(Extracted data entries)
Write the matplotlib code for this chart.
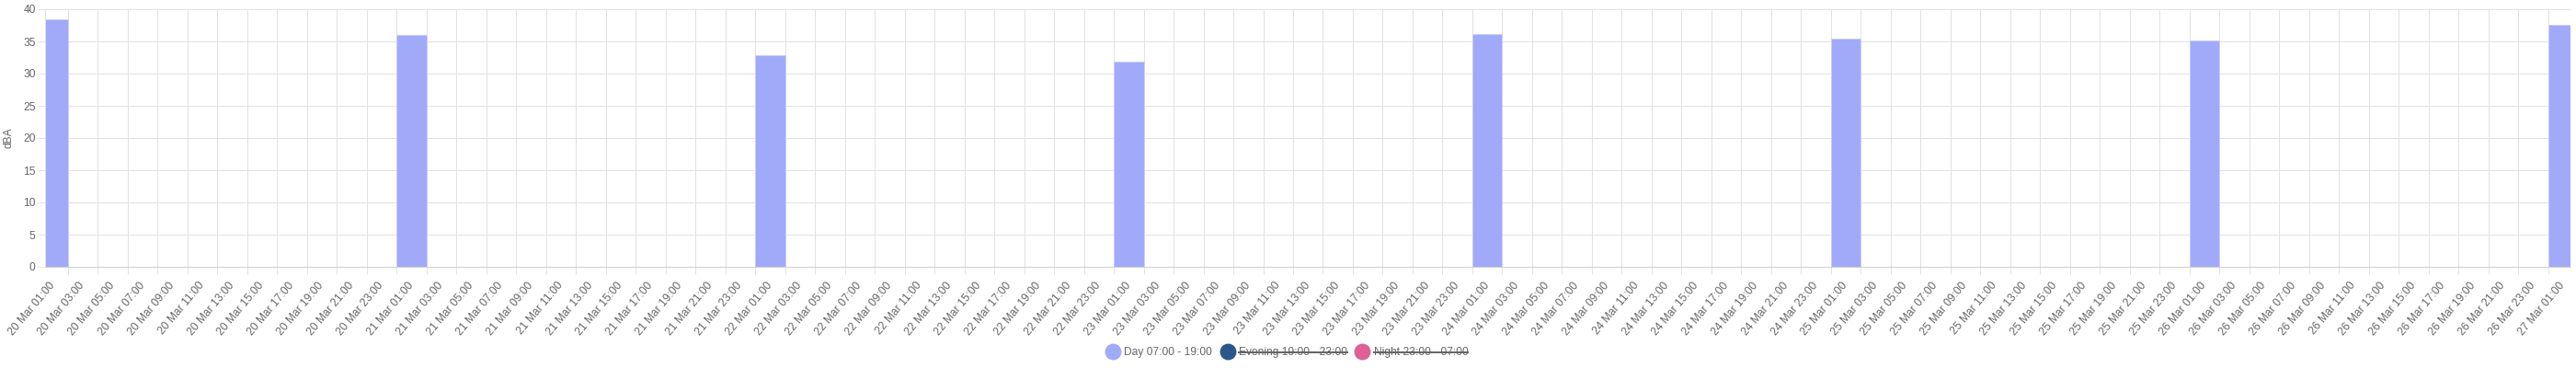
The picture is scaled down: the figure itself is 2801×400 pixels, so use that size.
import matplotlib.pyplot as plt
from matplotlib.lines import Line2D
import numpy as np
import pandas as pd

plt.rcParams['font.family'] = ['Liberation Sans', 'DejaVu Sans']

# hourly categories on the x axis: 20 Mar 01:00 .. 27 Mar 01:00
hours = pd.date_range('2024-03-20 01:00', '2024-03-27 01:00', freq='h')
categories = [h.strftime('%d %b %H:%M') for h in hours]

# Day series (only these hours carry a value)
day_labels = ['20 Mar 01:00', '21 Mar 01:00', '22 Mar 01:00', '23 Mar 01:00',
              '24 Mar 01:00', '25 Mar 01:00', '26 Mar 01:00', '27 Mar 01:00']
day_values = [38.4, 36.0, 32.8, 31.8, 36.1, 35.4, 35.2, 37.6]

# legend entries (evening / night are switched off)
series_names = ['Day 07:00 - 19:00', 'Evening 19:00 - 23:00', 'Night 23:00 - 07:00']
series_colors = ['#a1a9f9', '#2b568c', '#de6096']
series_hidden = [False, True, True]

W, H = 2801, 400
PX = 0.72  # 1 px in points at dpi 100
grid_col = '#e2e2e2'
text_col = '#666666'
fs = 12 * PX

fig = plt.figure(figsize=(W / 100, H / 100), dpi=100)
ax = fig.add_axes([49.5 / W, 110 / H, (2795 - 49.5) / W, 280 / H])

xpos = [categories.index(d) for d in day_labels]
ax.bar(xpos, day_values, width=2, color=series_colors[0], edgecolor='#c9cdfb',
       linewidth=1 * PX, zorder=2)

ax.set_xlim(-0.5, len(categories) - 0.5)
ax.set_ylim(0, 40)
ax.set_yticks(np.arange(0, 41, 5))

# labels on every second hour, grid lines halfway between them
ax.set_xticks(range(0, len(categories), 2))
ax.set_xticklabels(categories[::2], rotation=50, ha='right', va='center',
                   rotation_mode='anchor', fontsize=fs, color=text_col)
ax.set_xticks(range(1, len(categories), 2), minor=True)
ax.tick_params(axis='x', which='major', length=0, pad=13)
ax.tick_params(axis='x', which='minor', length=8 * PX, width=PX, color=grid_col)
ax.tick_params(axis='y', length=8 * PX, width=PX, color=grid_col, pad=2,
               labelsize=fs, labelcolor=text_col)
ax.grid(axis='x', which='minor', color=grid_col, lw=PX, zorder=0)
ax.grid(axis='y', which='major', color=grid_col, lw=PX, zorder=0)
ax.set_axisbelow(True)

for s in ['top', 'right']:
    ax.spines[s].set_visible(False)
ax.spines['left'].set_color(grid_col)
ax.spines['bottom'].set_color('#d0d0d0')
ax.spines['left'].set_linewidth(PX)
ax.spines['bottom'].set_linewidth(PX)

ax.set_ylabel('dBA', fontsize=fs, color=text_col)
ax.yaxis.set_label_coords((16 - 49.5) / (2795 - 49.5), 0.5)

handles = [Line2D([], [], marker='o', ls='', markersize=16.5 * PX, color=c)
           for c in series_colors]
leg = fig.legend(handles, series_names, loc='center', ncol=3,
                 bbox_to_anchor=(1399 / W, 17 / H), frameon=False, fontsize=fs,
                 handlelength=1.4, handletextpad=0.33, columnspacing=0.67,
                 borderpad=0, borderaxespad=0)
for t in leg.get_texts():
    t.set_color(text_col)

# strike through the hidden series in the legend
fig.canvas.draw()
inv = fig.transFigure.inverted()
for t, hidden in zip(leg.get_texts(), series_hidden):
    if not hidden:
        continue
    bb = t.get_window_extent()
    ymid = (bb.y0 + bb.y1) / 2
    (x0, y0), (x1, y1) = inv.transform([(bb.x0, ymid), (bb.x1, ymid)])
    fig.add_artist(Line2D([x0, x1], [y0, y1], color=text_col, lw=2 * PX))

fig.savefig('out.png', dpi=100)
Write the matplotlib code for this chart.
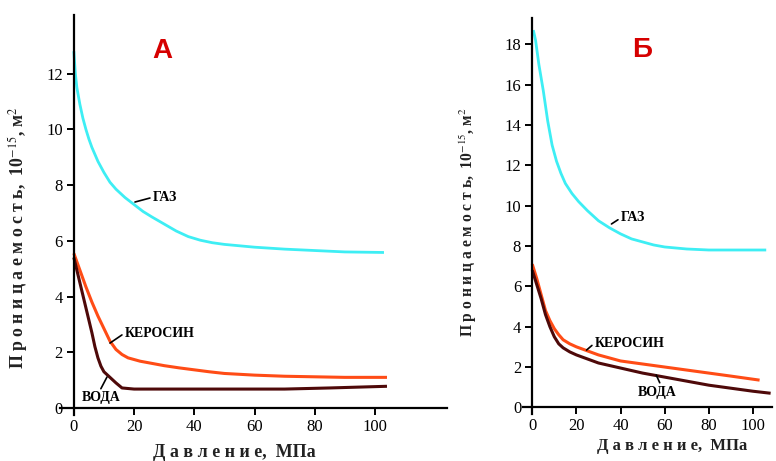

EXERCISE AIM ▸ Take the records from their first line through the line containing "categories = [h.strftime('%d" and please return exactly those lines, both ends included, minus the pictures.

REPLY ▸
Write the matplotlib code for this chart.
The picture is scaled down: the figure itself is 2801×400 pixels, so use that size.
import matplotlib.pyplot as plt
from matplotlib.lines import Line2D
import numpy as np
import pandas as pd

plt.rcParams['font.family'] = ['Liberation Sans', 'DejaVu Sans']

# hourly categories on the x axis: 20 Mar 01:00 .. 27 Mar 01:00
hours = pd.date_range('2024-03-20 01:00', '2024-03-27 01:00', freq='h')
categories = [h.strftime('%d %b %H:%M') for h in hours]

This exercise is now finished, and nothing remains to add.